Le travail du photographe suit en quelque sorte le relief irrégulier de la vie, avançant dans ses passages en creux et ses remontées en intensité, telle une réponse au caractère indomptable de l’existence. Un enfant concentré sur un jeu, une machine à résonance magnétique, un lit bien fait, une table dressée pour le repas, des bourgeons du printemps, de grandes vues sur le fleuve, un lac glacé, le portrait d’une amie, une ombre sur le pavé : de la multitude de ces sujets se forme une constellation d’éclats lumineux, une poignée d’étoiles pour célébrer le caractère parcellaire de ce qui demeure au-delà des expériences.

Une poignée d’étoiles s’ajoute au catalogue de la maison d’édition française d’Éric Cez, les Éditions Loco, à laquelle se rallient de plus en plus de photographes québécois.
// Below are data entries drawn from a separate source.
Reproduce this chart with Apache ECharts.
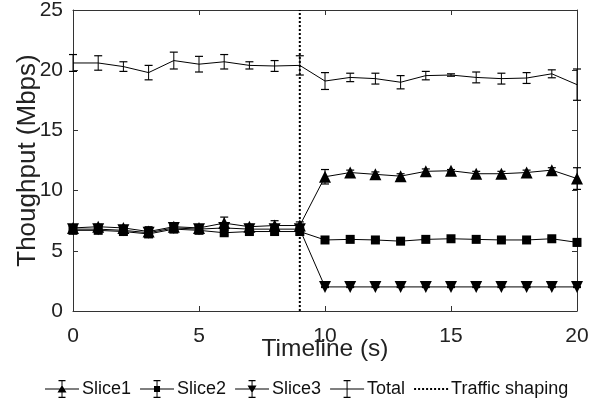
<!DOCTYPE html>
<html>
<head>
<meta charset="utf-8">
<script src="https://cdn.jsdelivr.net/npm/echarts@6/dist/echarts.min.js"></script>
<style>
  html, body { margin: 0; padding: 0; background: #fff; }
  #main { width: 592px; height: 403px; }
</style>
</head>
<body>
<div id="main"></div>
<script>
// timeline (s)
const times = [0,1,2,3,4,5,6,7,8,9,10,11,12,13,14,15,16,17,18,19,20]

// throughput means and error half-widths (Mbps)
const slice1 = [6.9,7.0,6.9,6.6,7.0,6.9,7.3,7.0,7.1,7.1,11.15,11.5,11.35,11.2,11.6,11.65,11.4,11.4,11.5,11.7,11.0]
const slice1Err = [0.2,0.2,0.2,0.4,0.2,0.2,0.5,0.2,0.4,0.3,0.6,0.2,0.2,0.2,0.2,0.1,0.2,0.2,0.2,0.2,0.9]
const slice2 = [6.7,6.7,6.6,6.4,6.8,6.7,6.5,6.6,6.6,6.6,5.9,5.95,5.9,5.8,5.95,6.0,5.95,5.9,5.9,6.0,5.7]
const slice2Err = [0.2,0.2,0.2,0.2,0.2,0.2,0.2,0.2,0.2,0.2,0.1,0.1,0.1,0.1,0.1,0.1,0.1,0.1,0.1,0.1,0.3]
const slice3 = [6.8,6.8,6.7,6.5,6.9,6.8,6.9,6.8,6.8,6.8,2.0,2.0,2.0,2.0,2.0,2.0,2.0,2.0,2.0,2.0,2.0]
const slice3Err = [0.2,0.2,0.2,0.2,0.2,0.2,0.2,0.2,0.2,0.2,0.05,0.05,0.05,0.05,0.05,0.05,0.05,0.05,0.05,0.05,0.05]
const total = [20.6,20.6,20.3,19.8,20.8,20.5,20.7,20.4,20.35,20.4,19.1,19.4,19.3,19.0,19.55,19.6,19.4,19.3,19.35,19.7,18.8]
const totalErr = [0.7,0.6,0.4,0.6,0.7,0.65,0.6,0.3,0.45,0.8,0.7,0.35,0.45,0.55,0.35,0.1,0.45,0.45,0.45,0.33,1.3]

// traffic shaping moment
const shapingTime = 9
const yRange = [0, 25]

const FONT = 'Liberation Sans'

function pts(vals) { return times.map((t, i) => [t, vals[i]]) }
function errPts(vals, errs) { return times.map((t, i) => [t, vals[i], errs[i]]) }

function errorBars(name, vals, errs) {
  return {
    name: name,
    type: 'custom',
    z: 3,
    renderItem: function (params, api) {
      const x = api.value(0), v = api.value(1), e = api.value(2)
      const lo = api.coord([x, v - e]), hi = api.coord([x, v + e])
      const cap = 4
      return {
        type: 'group',
        children: [
          { type: 'line', shape: { x1: lo[0], y1: lo[1], x2: hi[0], y2: hi[1] }, style: { stroke: '#000', lineWidth: 1 } },
          { type: 'line', shape: { x1: lo[0] - cap, y1: lo[1], x2: lo[0] + cap, y2: lo[1] }, style: { stroke: '#000', lineWidth: 1.2 } },
          { type: 'line', shape: { x1: hi[0] - cap, y1: hi[1], x2: hi[0] + cap, y2: hi[1] }, style: { stroke: '#000', lineWidth: 1.2 } }
        ]
      }
    },
    data: errPts(vals, errs)
  }
}

// legend icons (34x18 box)
const base = 'M0,8.5H34V9.5H0Z M16.5,0.5H17.5V17.5H16.5Z M13.5,0H20.5V1.2H13.5Z M13.5,16.8H20.5V18H13.5Z'
const iconUp = 'path://' + base + ' M12.5,12.5L17,5L21.5,12.5Z'
const iconSq = 'path://' + base + ' M14,6H20V12H14Z'
const iconDown = 'path://' + base + ' M12.5,5.5L21.5,5.5L17,13Z'
const iconTotal = 'path://' + base
let dots = ''
for (let i = 0; i < 9; i++) dots += 'M' + (i * 4) + ',0H' + (i * 4 + 2) + 'V2H' + (i * 4) + 'Z '
const iconDot = 'path://' + dots

const chart = echarts.init(document.getElementById('main'))

const lineBase = {
  type: 'line',
  lineStyle: { color: '#000', width: 1 },
  itemStyle: { color: '#000' },
  z: 4
}

const axisLineStyle = { show: true, onZero: false, lineStyle: { color: '#333' } }
const tickStyle = { show: true, inside: true, length: 5, lineStyle: { color: '#333' } }

chart.setOption({
  animation: false,
  backgroundColor: '#fff',
  textStyle: { fontFamily: FONT },
  grid: { left: 73, right: 15, top: 10, bottom: 92, containLabel: false, outerBoundsMode: 'none' },
  legend: {
    top: 375,
    left: 40,
    itemWidth: 34,
    itemHeight: 18,
    itemGap: 9,
    textStyle: { fontFamily: FONT, fontSize: 18, color: '#111', padding: [0, 0, 0, -2] },
    data: [
      { name: 'Slice1', icon: iconUp },
      { name: 'Slice2', icon: iconSq },
      { name: 'Slice3', icon: iconDown },
      { name: 'Total', icon: iconTotal },
      { name: 'Traffic shaping', icon: iconDot, itemStyle: { color: '#000' } }
    ],
    itemStyle: { color: '#000' }
  },
  xAxis: [{
    type: 'value', min: 0, max: 20, interval: 5,
    name: 'Timeline (s)', nameLocation: 'middle', nameGap: 26, nameMoveOverlap: false,
    nameTextStyle: { fontFamily: FONT, fontSize: 24.5, color: '#222' },
    axisLine: axisLineStyle,
    axisTick: tickStyle,
    axisLabel: { fontFamily: FONT, fontSize: 21, color: '#222', margin: 15 },
    splitLine: { show: false }
  }, {
    type: 'value', min: 0, max: 20, interval: 5, position: 'top',
    axisLine: axisLineStyle,
    axisTick: tickStyle,
    axisLabel: { show: false },
    splitLine: { show: false }
  }],
  yAxis: [{
    type: 'value', min: yRange[0], max: yRange[1], interval: 5,
    name: 'Thoughput (Mbps)', nameLocation: 'middle', nameGap: 32, nameMoveOverlap: false,
    nameTextStyle: { fontFamily: FONT, fontSize: 26, color: '#222' },
    axisLine: axisLineStyle,
    axisTick: tickStyle,
    axisLabel: { fontFamily: FONT, fontSize: 21, color: '#222', margin: 10 },
    splitLine: { show: false }
  }, {
    type: 'value', min: yRange[0], max: yRange[1], interval: 5, position: 'right',
    axisLine: axisLineStyle,
    axisTick: tickStyle,
    axisLabel: { show: false },
    splitLine: { show: false }
  }],
  series: [
    Object.assign({}, lineBase, { name: 'Slice1', data: pts(slice1), symbol: 'triangle', symbolSize: 12 }),
    errorBars('Slice1', slice1, slice1Err),
    Object.assign({}, lineBase, { name: 'Slice2', data: pts(slice2), symbol: 'rect', symbolSize: 9 }),
    errorBars('Slice2', slice2, slice2Err),
    Object.assign({}, lineBase, { name: 'Slice3', data: pts(slice3), symbol: 'triangle', symbolRotate: 180, symbolSize: 12 }),
    errorBars('Slice3', slice3, slice3Err),
    Object.assign({}, lineBase, { name: 'Total', data: pts(total), symbol: 'none' }),
    errorBars('Total', total, totalErr),
    {
      name: 'Traffic shaping', type: 'line', symbol: 'none', z: 2,
      lineStyle: { color: '#000', width: 2, type: [2, 2] },
      itemStyle: { color: '#000' },
      data: [[shapingTime, yRange[0]], [shapingTime, yRange[1]]]
    }
  ]
})
</script>
</body>
</html>
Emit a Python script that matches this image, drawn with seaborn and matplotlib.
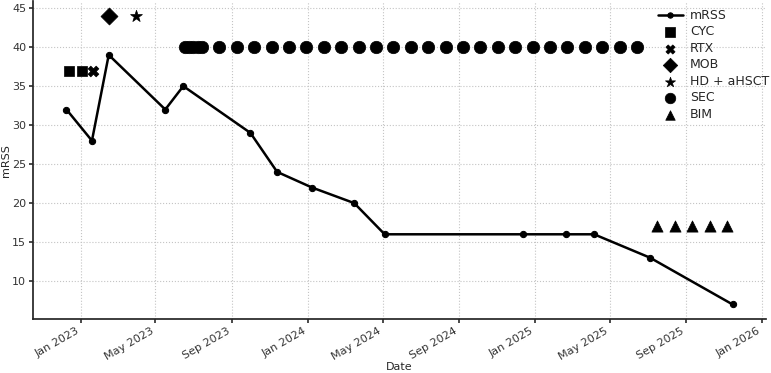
import matplotlib
matplotlib.use("Agg")
import matplotlib.pyplot as plt
import matplotlib.dates as mdates
import seaborn as sns
import pandas as pd

# mRSS measurements
mrss_dates = ["2022-12-09", "2023-01-19", "2023-02-15", "2023-05-17", "2023-06-15",
              "2023-10-01", "2023-11-13", "2024-01-08", "2024-03-16", "2024-05-04",
              "2024-12-13", "2025-02-19", "2025-04-06", "2025-07-05", "2025-11-15"]
mrss_values = [32, 28, 39, 32, 35, 29, 24, 22, 20, 16, 16, 16, 16, 13, 7]

# Treatments (date lists and display level)
cyc_dates = ["2022-12-13", "2023-01-03"]
cyc_level = 37
rtx_dates = ["2023-01-21"]
rtx_level = 37
mob_dates = ["2023-02-15"]
mob_level = 44
hd_dates = ["2023-03-31"]
hd_level = 44
sec_dates = ["2023-06-17", "2023-06-24", "2023-07-01", "2023-07-08", "2023-07-15",
             "2023-08-12", "2023-09-09", "2023-10-07", "2023-11-04", "2023-12-02",
             "2023-12-30", "2024-01-27", "2024-02-24", "2024-03-23", "2024-04-20",
             "2024-05-18", "2024-06-15", "2024-07-13", "2024-08-10", "2024-09-07",
             "2024-10-05", "2024-11-02", "2024-11-30", "2024-12-28", "2025-01-25",
             "2025-02-22", "2025-03-22", "2025-04-19", "2025-05-17", "2025-06-14"]
sec_level = 40
bim_dates = ["2025-07-17", "2025-08-14", "2025-09-11", "2025-10-09", "2025-11-06"]
bim_level = 17

sns.set_theme(style="ticks")
plt.rcParams['font.family'] = ['DejaVu Sans']

fig, ax = plt.subplots(figsize=(7.71, 3.73), dpi=100)
fig.subplots_adjust(left=0.043, right=0.9935, top=0.996, bottom=0.145)

df = pd.DataFrame({"Date": pd.to_datetime(mrss_dates), "mRSS": mrss_values})
sns.lineplot(data=df, x="Date", y="mRSS", ax=ax, color="black", linewidth=1.8,
             marker="o", markersize=4.5, markeredgecolor="black", label="mRSS")

treatments = [
    ("CYC", cyc_dates, cyc_level, "s", 60),
    ("RTX", rtx_dates, rtx_level, "X", 60),
    ("MOB", mob_dates, mob_level, "D", 75),
    ("HD + aHSCT", hd_dates, hd_level, "*", 80),
    ("SEC", sec_dates, sec_level, "o", 80),
    ("BIM", bim_dates, bim_level, "^", 65),
]
for name, dates, level, mk, size in treatments:
    tdf = pd.DataFrame({"Date": pd.to_datetime(dates), "y": [level] * len(dates)})
    sns.scatterplot(data=tdf, x="Date", y="y", ax=ax, marker=mk, s=size,
                    color="black", edgecolor="black", linewidth=0.5, label=name)

ax.xaxis.set_major_locator(mdates.MonthLocator(bymonth=(1, 5, 9)))
ax.xaxis.set_major_formatter(mdates.DateFormatter("%b %Y"))
for lbl in ax.get_xticklabels():
    lbl.set_rotation(30)
    lbl.set_ha("right")
ax.tick_params(labelsize=8, colors=".2", length=3, pad=2)
ax.set_xlabel("Date", fontsize=8, labelpad=0)
ax.set_ylabel("mRSS", fontsize=8, labelpad=1)
ax.grid(True, linestyle=":", color="#c4c4c4", linewidth=0.8)
sns.despine(ax=ax)

ax.legend(loc="upper right", bbox_to_anchor=(1.015, 1.0), frameon=False,
          fontsize=9, handletextpad=0.6, labelspacing=0.28, borderaxespad=0.2,
          markerscale=0.85)

fig.savefig("out.png", dpi=100)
Ces quelque deux cent trente pages de mots et d’images, imprimées sur un papier présentant de subtiles et douces aspérités, et composées avec sobriété, confirmeront, à qui n’en était pas encore convaincu, que le livre peut agir, en toute indépendance, en tant que forme d’expression à part entière.

Louis Perreault vit et travaille à Montréal. Il déploie sa pratique à l’intérieur de ses projets photographiques personnels ainsi que dans les projets d’édition auxquels il collabore grâce aux Éditions du Renard, qu’il a fondées en 2012. Il enseigne la photographie au Cégep André-Laurendeau et contribue régulièrement au magazine Ciel variable, pour lequel il recense la parution de livres photographiques.